**CHALLENGE**
From the listing below, return each line that includes "chart".

─── DATA SUPPLIED ───

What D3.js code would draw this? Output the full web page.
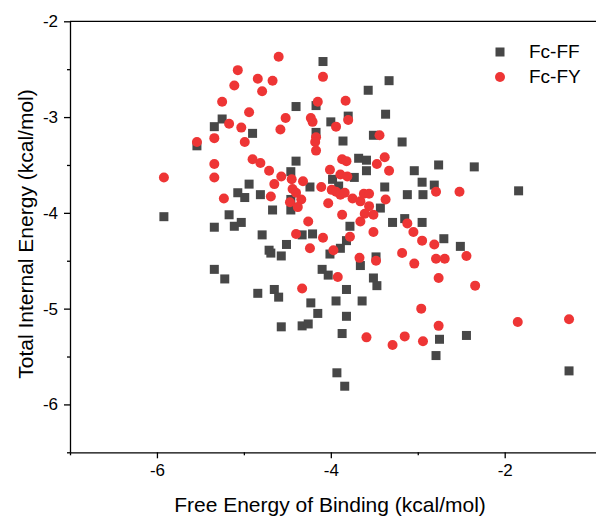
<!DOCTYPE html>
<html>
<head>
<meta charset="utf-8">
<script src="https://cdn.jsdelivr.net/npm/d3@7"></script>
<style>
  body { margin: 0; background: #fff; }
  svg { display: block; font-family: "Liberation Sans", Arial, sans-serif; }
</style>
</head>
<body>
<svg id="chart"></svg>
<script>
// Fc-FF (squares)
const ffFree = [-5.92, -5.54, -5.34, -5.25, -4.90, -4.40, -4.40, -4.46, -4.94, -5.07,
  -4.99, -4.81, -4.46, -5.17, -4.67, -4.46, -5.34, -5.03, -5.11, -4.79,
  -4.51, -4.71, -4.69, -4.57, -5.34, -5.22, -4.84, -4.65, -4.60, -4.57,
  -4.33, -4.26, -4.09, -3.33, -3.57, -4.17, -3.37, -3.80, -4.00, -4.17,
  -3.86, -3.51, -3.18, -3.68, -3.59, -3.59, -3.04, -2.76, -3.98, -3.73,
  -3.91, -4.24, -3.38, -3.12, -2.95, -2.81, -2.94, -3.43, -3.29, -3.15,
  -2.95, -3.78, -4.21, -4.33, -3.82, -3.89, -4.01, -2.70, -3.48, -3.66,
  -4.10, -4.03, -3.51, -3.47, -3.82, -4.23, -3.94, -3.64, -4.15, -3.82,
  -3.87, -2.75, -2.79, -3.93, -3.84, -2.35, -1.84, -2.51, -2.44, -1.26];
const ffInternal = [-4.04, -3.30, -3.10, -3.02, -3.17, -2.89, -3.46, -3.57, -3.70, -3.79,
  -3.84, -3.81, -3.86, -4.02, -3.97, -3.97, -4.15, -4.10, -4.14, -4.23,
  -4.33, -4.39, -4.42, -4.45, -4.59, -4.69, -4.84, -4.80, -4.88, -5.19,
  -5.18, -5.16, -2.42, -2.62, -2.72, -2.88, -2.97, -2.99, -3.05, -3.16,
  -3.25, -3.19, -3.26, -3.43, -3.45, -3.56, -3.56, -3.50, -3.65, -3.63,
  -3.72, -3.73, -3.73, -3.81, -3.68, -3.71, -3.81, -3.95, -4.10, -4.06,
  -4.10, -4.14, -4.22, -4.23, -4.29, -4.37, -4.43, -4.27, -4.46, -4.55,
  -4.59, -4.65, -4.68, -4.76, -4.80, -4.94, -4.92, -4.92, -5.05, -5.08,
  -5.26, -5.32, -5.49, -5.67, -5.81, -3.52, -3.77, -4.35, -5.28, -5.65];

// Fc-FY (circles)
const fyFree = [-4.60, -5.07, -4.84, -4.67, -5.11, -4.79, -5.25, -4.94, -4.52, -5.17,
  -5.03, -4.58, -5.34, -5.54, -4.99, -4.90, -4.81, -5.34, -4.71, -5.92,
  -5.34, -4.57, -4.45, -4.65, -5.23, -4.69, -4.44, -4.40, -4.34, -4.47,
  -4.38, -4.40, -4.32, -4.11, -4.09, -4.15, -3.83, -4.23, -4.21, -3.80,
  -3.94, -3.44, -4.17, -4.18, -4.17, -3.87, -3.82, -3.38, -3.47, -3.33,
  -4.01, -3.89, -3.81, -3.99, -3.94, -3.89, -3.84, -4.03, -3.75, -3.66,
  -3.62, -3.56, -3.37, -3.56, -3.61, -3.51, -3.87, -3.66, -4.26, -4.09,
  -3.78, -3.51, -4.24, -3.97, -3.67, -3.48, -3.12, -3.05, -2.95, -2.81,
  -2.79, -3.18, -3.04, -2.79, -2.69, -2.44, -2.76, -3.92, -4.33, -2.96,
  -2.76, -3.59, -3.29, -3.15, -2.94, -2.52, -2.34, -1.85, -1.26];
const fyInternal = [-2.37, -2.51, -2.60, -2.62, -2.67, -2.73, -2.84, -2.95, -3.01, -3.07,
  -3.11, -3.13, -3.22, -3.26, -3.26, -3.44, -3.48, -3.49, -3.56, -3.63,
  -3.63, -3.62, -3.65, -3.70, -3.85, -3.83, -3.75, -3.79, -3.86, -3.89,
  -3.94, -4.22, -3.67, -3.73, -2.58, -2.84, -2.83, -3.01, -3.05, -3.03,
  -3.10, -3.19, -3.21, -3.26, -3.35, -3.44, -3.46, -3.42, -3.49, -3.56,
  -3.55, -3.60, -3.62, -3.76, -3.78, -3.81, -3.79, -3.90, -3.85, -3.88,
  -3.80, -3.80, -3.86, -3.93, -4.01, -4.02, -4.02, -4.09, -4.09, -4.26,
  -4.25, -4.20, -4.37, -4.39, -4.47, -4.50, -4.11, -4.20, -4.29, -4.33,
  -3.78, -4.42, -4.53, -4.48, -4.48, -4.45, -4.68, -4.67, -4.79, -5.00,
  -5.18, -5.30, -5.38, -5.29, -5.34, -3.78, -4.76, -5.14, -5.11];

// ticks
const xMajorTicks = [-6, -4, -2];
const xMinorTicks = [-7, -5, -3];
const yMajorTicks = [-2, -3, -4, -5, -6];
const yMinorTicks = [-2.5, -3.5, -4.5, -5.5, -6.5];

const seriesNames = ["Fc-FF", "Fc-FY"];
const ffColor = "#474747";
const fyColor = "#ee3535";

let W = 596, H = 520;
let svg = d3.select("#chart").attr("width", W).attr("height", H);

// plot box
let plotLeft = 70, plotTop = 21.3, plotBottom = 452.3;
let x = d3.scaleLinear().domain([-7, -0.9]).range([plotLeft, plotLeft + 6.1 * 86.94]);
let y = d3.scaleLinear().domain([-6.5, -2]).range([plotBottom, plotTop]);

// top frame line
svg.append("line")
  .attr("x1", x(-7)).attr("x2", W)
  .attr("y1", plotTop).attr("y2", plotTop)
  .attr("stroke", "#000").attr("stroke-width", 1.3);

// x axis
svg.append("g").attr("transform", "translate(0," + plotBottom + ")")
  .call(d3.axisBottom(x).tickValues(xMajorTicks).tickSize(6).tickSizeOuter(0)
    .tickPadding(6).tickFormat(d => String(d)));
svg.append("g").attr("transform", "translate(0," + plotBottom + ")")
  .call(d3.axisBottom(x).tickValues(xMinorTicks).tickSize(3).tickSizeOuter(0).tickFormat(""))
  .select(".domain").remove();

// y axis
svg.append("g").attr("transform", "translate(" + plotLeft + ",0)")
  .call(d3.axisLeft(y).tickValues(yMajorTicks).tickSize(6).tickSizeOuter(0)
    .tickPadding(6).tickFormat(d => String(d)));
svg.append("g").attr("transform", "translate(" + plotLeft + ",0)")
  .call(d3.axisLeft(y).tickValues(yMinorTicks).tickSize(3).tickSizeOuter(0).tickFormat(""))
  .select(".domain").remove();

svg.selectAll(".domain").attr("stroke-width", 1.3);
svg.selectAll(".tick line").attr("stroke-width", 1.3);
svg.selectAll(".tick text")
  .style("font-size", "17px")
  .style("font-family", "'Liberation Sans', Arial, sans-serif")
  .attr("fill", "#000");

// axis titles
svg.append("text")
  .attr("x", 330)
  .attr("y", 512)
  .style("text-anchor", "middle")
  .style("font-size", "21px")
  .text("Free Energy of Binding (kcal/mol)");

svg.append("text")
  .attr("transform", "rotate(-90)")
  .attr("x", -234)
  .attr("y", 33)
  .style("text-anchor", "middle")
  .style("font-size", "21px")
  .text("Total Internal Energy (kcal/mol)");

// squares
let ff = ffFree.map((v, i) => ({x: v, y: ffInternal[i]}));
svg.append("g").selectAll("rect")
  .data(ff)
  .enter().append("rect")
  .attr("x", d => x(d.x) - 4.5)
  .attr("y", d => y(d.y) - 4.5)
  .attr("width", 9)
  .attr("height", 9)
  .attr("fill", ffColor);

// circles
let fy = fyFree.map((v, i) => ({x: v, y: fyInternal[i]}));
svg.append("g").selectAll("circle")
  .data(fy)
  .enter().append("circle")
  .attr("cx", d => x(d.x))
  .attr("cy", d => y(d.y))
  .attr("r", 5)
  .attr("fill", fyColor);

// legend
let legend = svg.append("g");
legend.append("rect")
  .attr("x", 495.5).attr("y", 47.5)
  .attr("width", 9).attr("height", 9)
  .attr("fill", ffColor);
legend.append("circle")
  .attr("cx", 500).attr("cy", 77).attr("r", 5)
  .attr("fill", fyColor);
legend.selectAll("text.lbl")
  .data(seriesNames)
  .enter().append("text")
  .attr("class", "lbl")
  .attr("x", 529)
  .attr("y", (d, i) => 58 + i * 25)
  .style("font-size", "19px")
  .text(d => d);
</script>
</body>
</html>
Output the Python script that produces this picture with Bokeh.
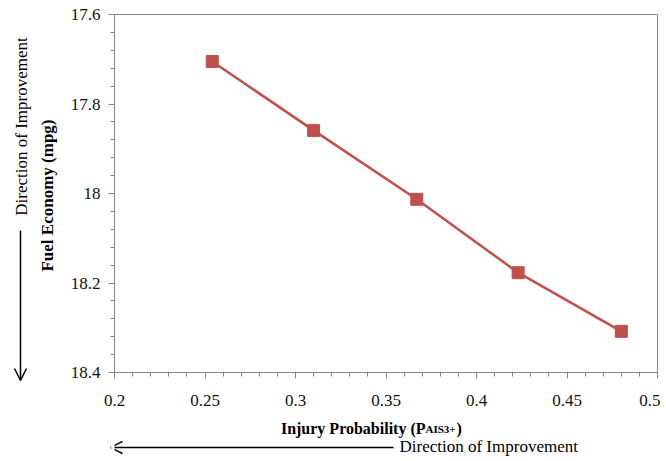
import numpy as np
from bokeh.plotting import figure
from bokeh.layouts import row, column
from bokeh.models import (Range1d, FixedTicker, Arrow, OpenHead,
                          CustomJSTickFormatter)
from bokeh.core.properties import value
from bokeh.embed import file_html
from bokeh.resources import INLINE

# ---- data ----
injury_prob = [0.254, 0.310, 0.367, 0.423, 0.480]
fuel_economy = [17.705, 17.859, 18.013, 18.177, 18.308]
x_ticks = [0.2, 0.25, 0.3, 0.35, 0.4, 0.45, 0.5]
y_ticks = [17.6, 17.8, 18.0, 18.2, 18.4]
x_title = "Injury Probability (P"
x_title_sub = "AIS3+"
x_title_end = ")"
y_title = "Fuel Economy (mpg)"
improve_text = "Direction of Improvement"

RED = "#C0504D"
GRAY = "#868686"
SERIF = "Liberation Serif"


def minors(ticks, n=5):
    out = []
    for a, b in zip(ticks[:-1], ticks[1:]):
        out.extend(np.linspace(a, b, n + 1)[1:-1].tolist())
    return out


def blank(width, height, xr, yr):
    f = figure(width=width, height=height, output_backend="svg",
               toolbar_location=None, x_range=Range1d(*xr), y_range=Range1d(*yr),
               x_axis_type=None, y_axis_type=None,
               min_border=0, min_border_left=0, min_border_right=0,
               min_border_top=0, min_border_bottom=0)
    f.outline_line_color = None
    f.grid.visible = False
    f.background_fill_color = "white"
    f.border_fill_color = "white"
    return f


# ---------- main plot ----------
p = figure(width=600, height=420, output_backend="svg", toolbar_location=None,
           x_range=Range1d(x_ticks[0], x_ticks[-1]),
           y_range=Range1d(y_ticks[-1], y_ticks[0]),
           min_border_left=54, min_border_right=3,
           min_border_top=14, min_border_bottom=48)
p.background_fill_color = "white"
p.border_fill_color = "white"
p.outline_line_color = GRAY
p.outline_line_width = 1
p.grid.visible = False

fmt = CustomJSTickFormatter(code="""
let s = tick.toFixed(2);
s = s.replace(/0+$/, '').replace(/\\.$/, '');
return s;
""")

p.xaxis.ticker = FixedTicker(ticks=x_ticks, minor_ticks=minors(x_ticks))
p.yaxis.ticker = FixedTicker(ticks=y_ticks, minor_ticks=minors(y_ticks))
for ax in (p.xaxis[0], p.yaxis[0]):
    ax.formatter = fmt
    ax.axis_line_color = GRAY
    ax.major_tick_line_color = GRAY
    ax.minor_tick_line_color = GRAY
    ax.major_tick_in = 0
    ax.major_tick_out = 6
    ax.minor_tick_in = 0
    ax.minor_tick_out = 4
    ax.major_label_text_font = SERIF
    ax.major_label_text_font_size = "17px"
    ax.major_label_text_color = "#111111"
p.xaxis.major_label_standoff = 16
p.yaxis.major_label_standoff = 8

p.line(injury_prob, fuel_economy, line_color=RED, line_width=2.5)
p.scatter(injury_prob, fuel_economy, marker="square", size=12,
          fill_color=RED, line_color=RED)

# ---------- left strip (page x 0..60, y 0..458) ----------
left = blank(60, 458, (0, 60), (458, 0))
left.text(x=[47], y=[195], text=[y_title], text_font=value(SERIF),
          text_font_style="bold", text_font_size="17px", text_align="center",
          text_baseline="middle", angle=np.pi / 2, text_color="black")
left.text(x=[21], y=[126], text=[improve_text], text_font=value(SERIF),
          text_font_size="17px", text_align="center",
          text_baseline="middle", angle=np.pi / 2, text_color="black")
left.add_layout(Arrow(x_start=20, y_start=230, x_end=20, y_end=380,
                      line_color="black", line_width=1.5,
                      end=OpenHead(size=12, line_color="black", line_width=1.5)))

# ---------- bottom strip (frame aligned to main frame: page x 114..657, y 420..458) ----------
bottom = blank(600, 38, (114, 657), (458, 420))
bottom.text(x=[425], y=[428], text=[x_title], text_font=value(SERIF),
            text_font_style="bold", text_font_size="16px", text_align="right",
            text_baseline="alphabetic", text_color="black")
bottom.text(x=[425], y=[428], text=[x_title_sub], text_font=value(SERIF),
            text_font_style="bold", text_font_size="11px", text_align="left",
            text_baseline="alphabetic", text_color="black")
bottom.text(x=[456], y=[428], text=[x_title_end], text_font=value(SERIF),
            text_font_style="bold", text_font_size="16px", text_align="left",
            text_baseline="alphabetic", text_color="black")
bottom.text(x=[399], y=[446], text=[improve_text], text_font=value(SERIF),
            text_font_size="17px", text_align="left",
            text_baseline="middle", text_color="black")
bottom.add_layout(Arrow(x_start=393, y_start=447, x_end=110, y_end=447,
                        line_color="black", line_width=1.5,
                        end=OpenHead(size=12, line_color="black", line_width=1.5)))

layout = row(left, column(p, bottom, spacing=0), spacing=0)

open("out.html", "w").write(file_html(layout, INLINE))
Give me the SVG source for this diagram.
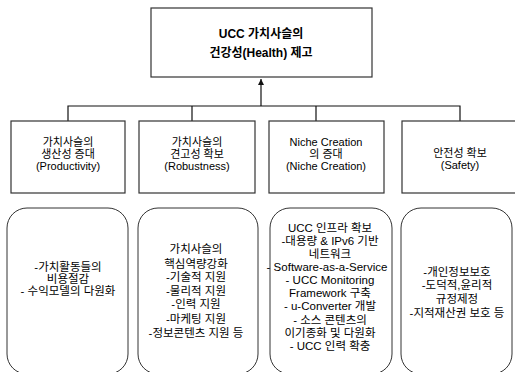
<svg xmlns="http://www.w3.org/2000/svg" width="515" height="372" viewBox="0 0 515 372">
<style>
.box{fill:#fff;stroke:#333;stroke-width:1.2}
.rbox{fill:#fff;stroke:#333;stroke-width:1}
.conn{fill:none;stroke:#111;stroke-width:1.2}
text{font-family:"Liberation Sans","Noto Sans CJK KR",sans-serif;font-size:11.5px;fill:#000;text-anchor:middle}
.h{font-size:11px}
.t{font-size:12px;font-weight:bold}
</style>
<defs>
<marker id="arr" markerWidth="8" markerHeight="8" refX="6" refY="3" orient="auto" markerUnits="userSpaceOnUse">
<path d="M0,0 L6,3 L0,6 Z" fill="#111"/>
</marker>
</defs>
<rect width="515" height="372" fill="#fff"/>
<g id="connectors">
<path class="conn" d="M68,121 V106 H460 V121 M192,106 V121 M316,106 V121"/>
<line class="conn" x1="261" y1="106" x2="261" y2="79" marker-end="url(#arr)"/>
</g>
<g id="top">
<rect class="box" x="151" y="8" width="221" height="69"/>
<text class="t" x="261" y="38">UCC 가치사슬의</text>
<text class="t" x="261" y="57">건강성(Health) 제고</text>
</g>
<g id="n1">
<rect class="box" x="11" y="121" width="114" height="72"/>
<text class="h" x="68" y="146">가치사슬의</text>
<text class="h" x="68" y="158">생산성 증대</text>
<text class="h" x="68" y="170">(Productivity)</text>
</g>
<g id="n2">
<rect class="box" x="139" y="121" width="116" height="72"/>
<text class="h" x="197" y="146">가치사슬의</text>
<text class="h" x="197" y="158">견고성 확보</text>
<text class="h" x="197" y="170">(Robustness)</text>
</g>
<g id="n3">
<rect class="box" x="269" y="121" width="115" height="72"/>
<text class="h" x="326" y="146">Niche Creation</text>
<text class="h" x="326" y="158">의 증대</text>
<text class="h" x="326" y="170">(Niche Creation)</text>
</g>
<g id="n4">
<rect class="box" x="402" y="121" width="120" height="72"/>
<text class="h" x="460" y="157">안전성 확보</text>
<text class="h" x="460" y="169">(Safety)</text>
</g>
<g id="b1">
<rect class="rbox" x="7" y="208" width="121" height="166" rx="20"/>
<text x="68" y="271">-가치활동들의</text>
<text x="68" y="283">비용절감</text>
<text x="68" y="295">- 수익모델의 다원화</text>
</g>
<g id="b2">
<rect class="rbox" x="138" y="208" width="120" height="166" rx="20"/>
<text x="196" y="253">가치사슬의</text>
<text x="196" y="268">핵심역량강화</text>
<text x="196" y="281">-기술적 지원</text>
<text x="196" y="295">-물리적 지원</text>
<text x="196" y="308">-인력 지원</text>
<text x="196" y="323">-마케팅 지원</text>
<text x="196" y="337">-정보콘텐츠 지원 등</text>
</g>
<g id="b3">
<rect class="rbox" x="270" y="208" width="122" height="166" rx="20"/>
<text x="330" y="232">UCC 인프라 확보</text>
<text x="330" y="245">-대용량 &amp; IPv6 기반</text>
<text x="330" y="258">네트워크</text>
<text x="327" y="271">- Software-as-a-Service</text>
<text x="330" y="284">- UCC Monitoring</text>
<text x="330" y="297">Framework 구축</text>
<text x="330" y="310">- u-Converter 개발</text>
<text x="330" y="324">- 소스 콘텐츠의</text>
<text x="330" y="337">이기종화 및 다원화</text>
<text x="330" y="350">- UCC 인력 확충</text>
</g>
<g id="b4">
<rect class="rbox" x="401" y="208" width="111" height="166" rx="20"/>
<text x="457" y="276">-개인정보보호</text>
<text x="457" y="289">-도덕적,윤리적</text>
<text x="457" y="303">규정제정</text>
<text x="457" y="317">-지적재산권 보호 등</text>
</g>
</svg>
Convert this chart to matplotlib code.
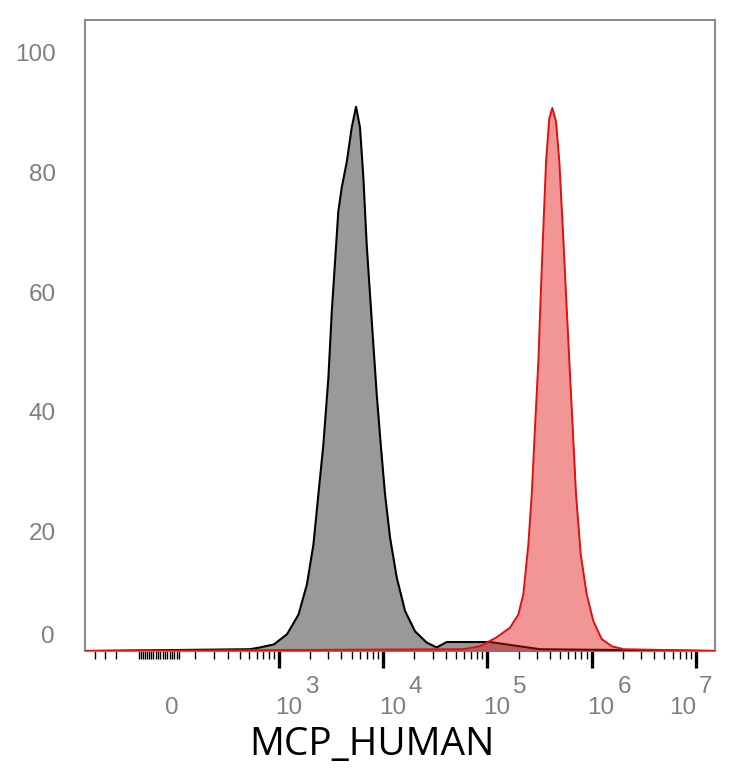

───

**SOLUTION FOR THIS TASK**
<svg id="chart"></svg>
let svg = d3.select("#chart").attr("width", W).attr("height", H);
Convert this chart to matplotlib code.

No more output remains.